Easeful doesn’t just happen. It’s a choice.
Actually, a series of consistent choices: simple instead of complicated. Easy instead of extra. Actual instead of ideal.
It doesn’t mean things aren’t hard or challenging, or even exhausting. They are.
But, the joy still shines through.
That was the realization that slowly reappeared last Tuesday as I slowly chose differently. Turning a bad morning into a regular day into a beautiful night—seizing the opportunity to say yes to an impromptu run and the beginning of a new friendship.
Church bells rang out beautifully through the clear night. A call to the moment. Oh boy, it was 9 p.m. already! I needed to get to bed soon. I couldn’t wait to start a whole new day.
I ran home looking up, marveling at the Big Dipper and Orion’s Belt.

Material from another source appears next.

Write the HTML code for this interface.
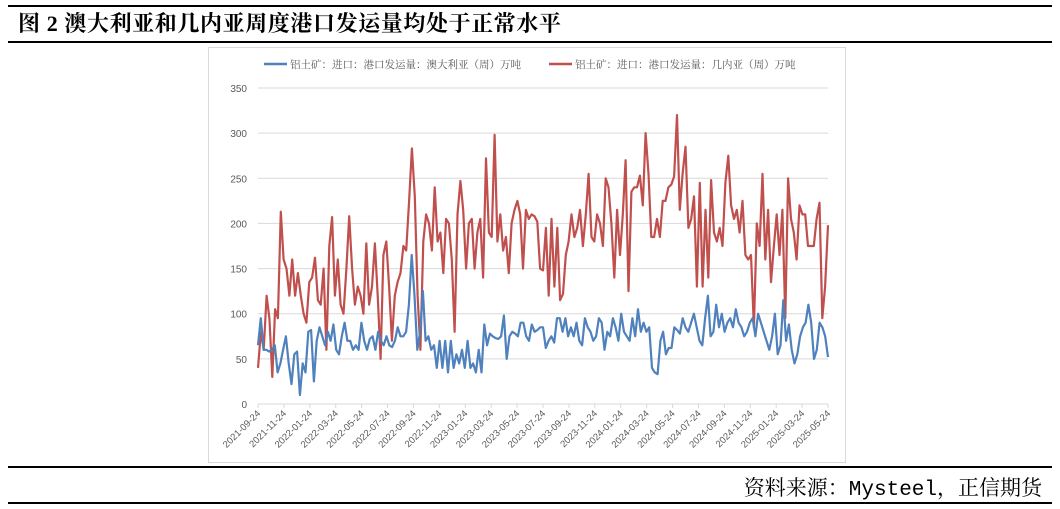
<!DOCTYPE html>
<html><head><meta charset="utf-8"><style>
body{margin:0;background:#fff;width:1060px;height:509px;overflow:hidden;position:relative;font-family:"Liberation Serif","Noto Serif CJK SC",serif}
.hl{position:absolute;left:8px;width:1044px;height:2px;background:#000}
#title{position:absolute;left:18px;top:7px;font-size:22px;font-weight:bold;color:#000;white-space:nowrap;font-family:"Liberation Serif","Noto Serif CJK SC",serif;letter-spacing:0.6px}
#src{position:absolute;right:18px;top:472px;font-size:21px;color:#000;white-space:nowrap;font-family:"Liberation Mono","Noto Serif CJK SC",serif}
#box{position:absolute;left:208px;top:47px;width:638px;height:416px;border:1px solid #d9d9d9;box-sizing:border-box}
svg{position:absolute;left:0;top:0}
</style></head><body>
<div class="hl" style="top:5px"></div>
<div id="title">图 2 澳大利亚和几内亚周度港口发运量均处于正常水平</div>
<div class="hl" style="top:41px"></div>
<div id="box"></div>
<svg id="chart" width="1060" height="509"></svg>
<div class="hl" style="top:466px"></div>
<div id="src">资料来源：Mysteel，正信期货</div>
<div class="hl" style="top:502px"></div>
<script>
const xLabels=["2021-09-24","2021-11-24","2022-01-24","2022-03-24","2022-05-24","2022-07-24","2022-09-24","2022-11-24","2023-01-24","2023-03-24","2023-05-24","2023-07-24","2023-09-24","2023-11-24","2024-01-24","2024-03-24","2024-05-24","2024-07-24","2024-09-24","2024-11-24","2025-01-24","2025-03-24","2025-05-24"];
const yTicks=[0,50,100,150,200,250,300,350];
const guinea=[40,80,60,120,95,30,105,95,213,160,150,120,160,120,145,120,100,90,135,140,162,115,110,150,60,175,207,120,160,110,100,150,208,150,110,130,120,100,178,110,130,178,120,50,165,180,130,70,120,135,145,175,170,225,283,230,120,60,180,210,200,170,240,180,190,145,205,200,160,80,210,247,215,150,200,205,150,190,205,140,272,190,185,298,180,210,170,185,145,200,215,225,210,150,215,205,210,208,202,150,148,195,120,205,130,195,115,122,165,180,210,185,195,215,175,210,255,185,180,210,200,175,250,240,200,140,215,165,210,270,125,235,240,240,253,220,300,255,185,185,205,185,225,225,240,243,252,320,215,255,285,195,205,230,130,245,130,215,140,248,190,180,195,175,245,275,220,205,215,190,225,165,160,165,85,200,175,255,160,215,135,175,210,165,215,95,250,205,190,160,220,210,210,175,175,175,205,223,95,130,198];
const australia=[65,95,60,60,58,60,65,35,45,60,75,45,22,55,58,10,45,35,80,82,25,70,85,75,65,80,70,88,60,55,75,90,70,70,60,65,60,90,70,60,72,75,60,80,70,65,75,65,63,70,85,75,75,80,110,165,120,60,80,125,70,75,60,65,40,70,40,70,35,70,40,55,45,60,40,70,40,45,35,60,35,88,65,78,75,73,72,75,98,50,75,80,78,75,90,90,75,70,88,80,82,85,85,62,70,75,68,95,95,80,95,75,85,75,90,70,65,95,85,80,70,75,95,90,60,80,75,95,85,70,100,80,75,70,95,75,105,80,90,80,85,40,35,33,70,80,55,62,62,85,82,78,95,85,80,90,100,85,70,65,95,120,75,80,110,85,100,80,90,95,85,105,90,85,75,80,90,95,75,100,90,80,70,60,75,100,55,65,115,70,88,60,45,55,75,85,90,110,90,50,60,90,85,75,52];
const ns="http://www.w3.org/2000/svg";
const svg=document.getElementById('chart');
const X0=258,X1=828,Y0=404,Y1=88;
const yS=v=>Y0-(v/350)*(Y0-Y1);
function mk(t,a){const e=document.createElementNS(ns,t);for(const k in a)e.setAttribute(k,a[k]);svg.appendChild(e);return e;}
yTicks.forEach(v=>{
  const g=mk('line',{x1:X0,x2:X1,y1:yS(v),y2:yS(v),stroke:'#d9d9d9','stroke-width':1});
  
  
  const t=mk('text',{x:247,y:yS(v)+4,'text-anchor':'end','font-size':10,fill:'#595959','font-family':'Liberation Sans, sans-serif'});
  t.textContent=v;
  
  
});
xLabels.forEach((l,i)=>{
  const x=X0+i*(X1-X0)/(xLabels.length-1);
  const tk=mk('line',{x1:x,x2:x,y1:Y0,y2:Y0+4,stroke:'#d9d9d9'});
  
  
  const t=mk('text',{x:x+3,y:Y0+10,'text-anchor':'end','font-size':9.5,fill:'#595959','font-family':'Liberation Sans, sans-serif',transform:`rotate(-45 ${x+3} ${Y0+10})`});
  t.textContent=l;
  
  
});
function series(arr,col,name){
  const m=arr.length;
  const pts=arr.map((v,i)=>(X0+i*(X1-X0)/(m-1)).toFixed(1)+','+yS(v).toFixed(1)).join(' ');
  const p=mk('polyline',{points:pts,fill:'none',stroke:col,'stroke-width':2.2,'stroke-linejoin':'round'});
  
  
}
series(guinea,'#c0504d','series-guinea');
series(australia,'#4f81bd','series-australia');
function legend(x,col,txt,name){
  const l=mk('line',{x1:x,x2:x+23,y1:64,y2:64,stroke:col,'stroke-width':2.5});
  
  
  const t=mk('text',{x:x+26,y:68,'font-size':10.5,fill:'#595959','font-family':'Liberation Serif, Noto Serif CJK SC, serif'});
  t.textContent=txt;
  
  
}
legend(264,'#4f81bd','铝土矿：进口：港口发运量：澳大利亚（周）万吨','legend-australia');
legend(549,'#c0504d','铝土矿：进口：港口发运量：几内亚（周）万吨','legend-guinea');
</script>
</body></html>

Could I do this easefully?
Yes, I can do this. I am doing this.
Fast forward to our first day of snow skills training on Mt. Hood last weekend, we stopped for lunch near the top of the Tilly Jane trail at about 7,000 feet of elevation. With blue skies as far as the eye could see, we had breathtaking views of snow-covered mountains to our north—Mt. St. Helens, Mt. Adams and Mt. Rainier.
Even though we were already hauling so much gear, I finally understood why my Dad had put in the extra effort to lug his camera (and film!) up every mountain—to show deep respect and prolong the awe, not just to document his adventures—and how effortless it probably felt.
There was so much perspective.
The forest for the trees.
The ranges for the peaks.
May you opt for the actual instead of the ideal this week.